Effects of particles size distribution and occupied area of CdS photosensitizer on photovoltaic performance


Nanotechnology and Advanced Materials Department, , Materials and Energy Research Center (MERC)


Cadmium sulfide (CdS) photosensitizers were successfully formed on the mesoporous titania films using the successive ionic layer adsorption and reaction (SILAR) method in five cycles, and the effects of particles size distribution and their occupied surface area on the morphology, topography, optical property, and photovoltaic performance were investigated. Scanning electron microscope (SEM) images demonstrated that the increase in the number of SILAR cycles increased the number of deposited particles as well as their sizes so that the surface morphology after the third SILAR cycle changed from non-uniform particles to a uniform layer. The surface topography of all layers was hill-valley like, the roughness of which decreased as homogeneous layers formed.
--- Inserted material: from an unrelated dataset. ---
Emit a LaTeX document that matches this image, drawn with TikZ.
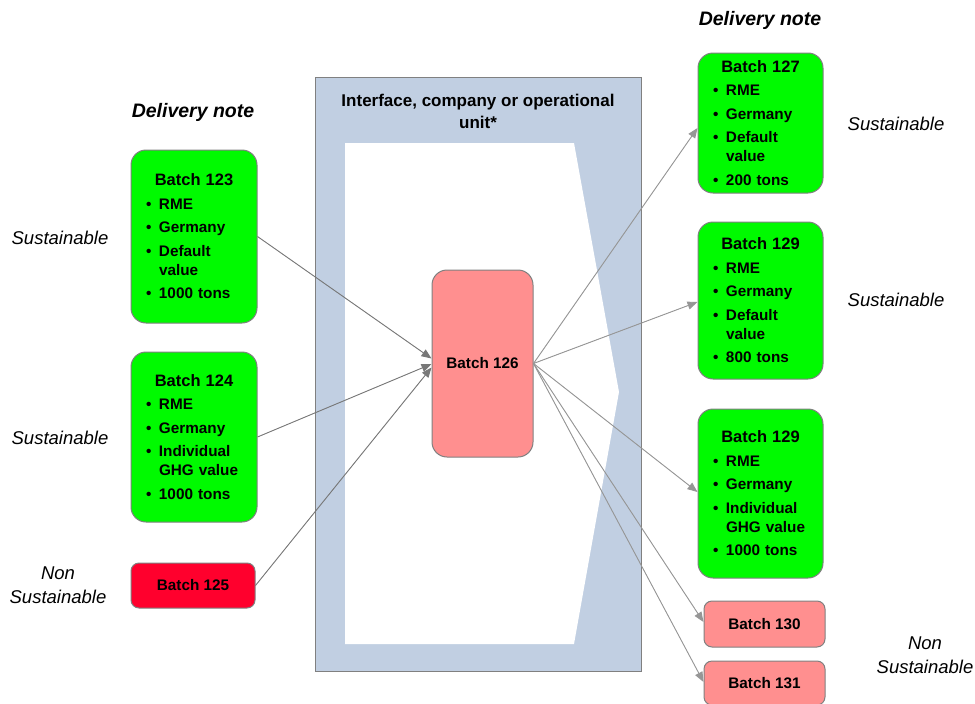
\documentclass[tikz,border=0pt]{standalone}
\usepackage{fontspec}
\setmainfont{Liberation Sans}
\usetikzlibrary{arrows.meta,calc}

\definecolor{unitblue}{RGB}{193,207,226}
\definecolor{okgreen}{RGB}{0,250,0}
\definecolor{badred}{RGB}{255,0,45}
\definecolor{mixpink}{RGB}{255,143,143}
\definecolor{edgegray}{RGB}{128,128,128}
\definecolor{ingray}{RGB}{120,120,120}
\definecolor{outgray}{RGB}{150,150,150}

% heading line and bullet items inside a batch box
\newcommand\bhead[1]{\noindent\makebox[\linewidth]{\fontsize{16.5}{19}\selectfont #1}}
\newcommand\bitem[1]{\par\hangindent=13pt\hangafter=1\noindent\makebox[13pt][l]{\textbullet}#1}

\tikzset{
  batchbox/.style={draw=edgegray, line width=1pt, rounded corners=15pt,
    text width=96pt, inner xsep=15pt, inner ysep=0pt, align=left,
    font=\bfseries\fontsize{15.3}{19}\selectfont,
    execute at begin node={\setlength{\parskip}{4.5pt}}},
  goodbox/.style={batchbox, fill=okgreen},
  smallbox/.style={draw=edgegray, line width=1pt, rounded corners=8pt,
    inner sep=0pt, font=\bfseries\fontsize{15.3}{18}\selectfont},
  pinkbox/.style={smallbox, fill=mixpink},
  redbox/.style={smallbox, fill=badred},
  status/.style={font=\itshape\fontsize{18.5}{24}\selectfont, align=center},
  notehead/.style={font=\bfseries\itshape\fontsize{19.5}{24}\selectfont},
  inarrow/.style={draw=ingray, line width=0.9pt, -{Triangle[length=10pt,width=8pt]}, fill=ingray},
  outarrow/.style={draw=outgray, line width=0.9pt, -{Triangle[length=10pt,width=8pt]}, fill=outgray},
}

\begin{document}
\begin{tikzpicture}[x=1pt, y=-1pt]
\useasboundingbox (0,0) rectangle (975,704);

% interface / operational unit
\draw[fill=unitblue, draw=edgegray, line width=1pt] (315,77) rectangle (641,671);
\fill[white] (345,143) -- (574,143) -- (619,392) -- (574,644) -- (345,644) -- cycle;
\node[font=\bfseries\fontsize{17}{22}\selectfont, align=center] (unit) at (478,111)
  {Interface, company or operational\\unit*};

% incoming batches
\node[notehead] (notein) at (193,112) {Delivery note};
\node[goodbox, minimum height=173pt] (b123) at (194,236.5)
  {\bhead{Batch 123}\bitem{RME}\bitem{Germany}\bitem{Default\newline value}\bitem{1000 tons}};
\node[goodbox, minimum height=170pt] (b124) at (194,437)
  {\bhead{Batch 124}\bitem{RME}\bitem{Germany}\bitem{Individual\newline \mbox{GHG value}}\bitem{1000 tons}};
\node[redbox, minimum width=124pt, minimum height=45pt] (b125) at (193,585.5) {Batch 125};

\node[status] (s123) at (60,238) {Sustainable};
\node[status] (s124) at (60,438) {Sustainable};
\node[status] (s125) at (58,585) {Non\\Sustainable};

% mixed batch
\node[pinkbox, rounded corners=15pt, minimum width=101pt, minimum height=187pt] (b126) at (482.5,363.5) {Batch 126};

% outgoing batches
\node[notehead] (noteout) at (760,20) {Delivery note};
\node[goodbox, minimum height=140pt, text width=95pt] (b127) at (760.5,123)
  {\bhead{Batch 127}\bitem{RME}\bitem{Germany}\bitem{Default\newline value}\bitem{200 tons}};
\node[goodbox, minimum height=157pt, text width=95pt] (b129a) at (760.5,300.5)
  {\bhead{Batch 129}\bitem{RME}\bitem{Germany}\bitem{Default\newline value}\bitem{800 tons}};
\node[goodbox, minimum height=169pt, text width=95pt] (b129b) at (760.5,493.5)
  {\bhead{Batch 129}\bitem{RME}\bitem{Germany}\bitem{Individual\newline \mbox{GHG value}}\bitem{1000 tons}};
\node[pinkbox, minimum width=121pt, minimum height=46pt] (b130) at (764.5,624) {Batch 130};
\node[pinkbox, minimum width=121pt, minimum height=44pt] (b131) at (764.5,683) {Batch 131};

\node[status] (s127) at (896,124) {Sustainable};
\node[status] (s129) at (896,300) {Sustainable};
\node[status] (s130) at (925,655) {Non\\Sustainable};

% flows into the unit
\draw[inarrow] (b123.east) -- ($(b126.west)+(0,-5)$);
\draw[inarrow] (b124.east) -- ($(b126.west)+(0,0.5)$);
\draw[inarrow] (b125.east) -- ($(b126.west)+(0,4)$);

% flows out of the unit
\draw[outarrow] (b126.east) -- ($(b127.west)+(0,5)$);
\draw[outarrow] (b126.east) -- ($(b129a.west)+(0,1.5)$);
\draw[outarrow] (b126.east) -- ($(b129b.west)+(0,-1.5)$);
\draw[outarrow] (b126.east) -- ($(b130.west)+(0,-2)$);
\draw[outarrow] (b126.east) -- ($(b131.west)+(0,-1)$);
\end{tikzpicture}
\end{document}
The absorbance spectra measured by UV-Vis spectrophotometer revealed that the absorbance spectra of the films increased and shifted towards longer wavelengths as the number of SILAR cycles increased, which is due to the increase in the particles size distribution. Photovoltaic measurements clarified that increase in the particles size distribution had the dominant effect up to the third SILAR cycle and increased the power conversion efficiency to a maximum of 4.65 %. However, as the occupied surface area increased due to the extreme formation of CdS particles and blocking of porosities in the mesoporous titania film, the efficiency dropped to 2.64 %.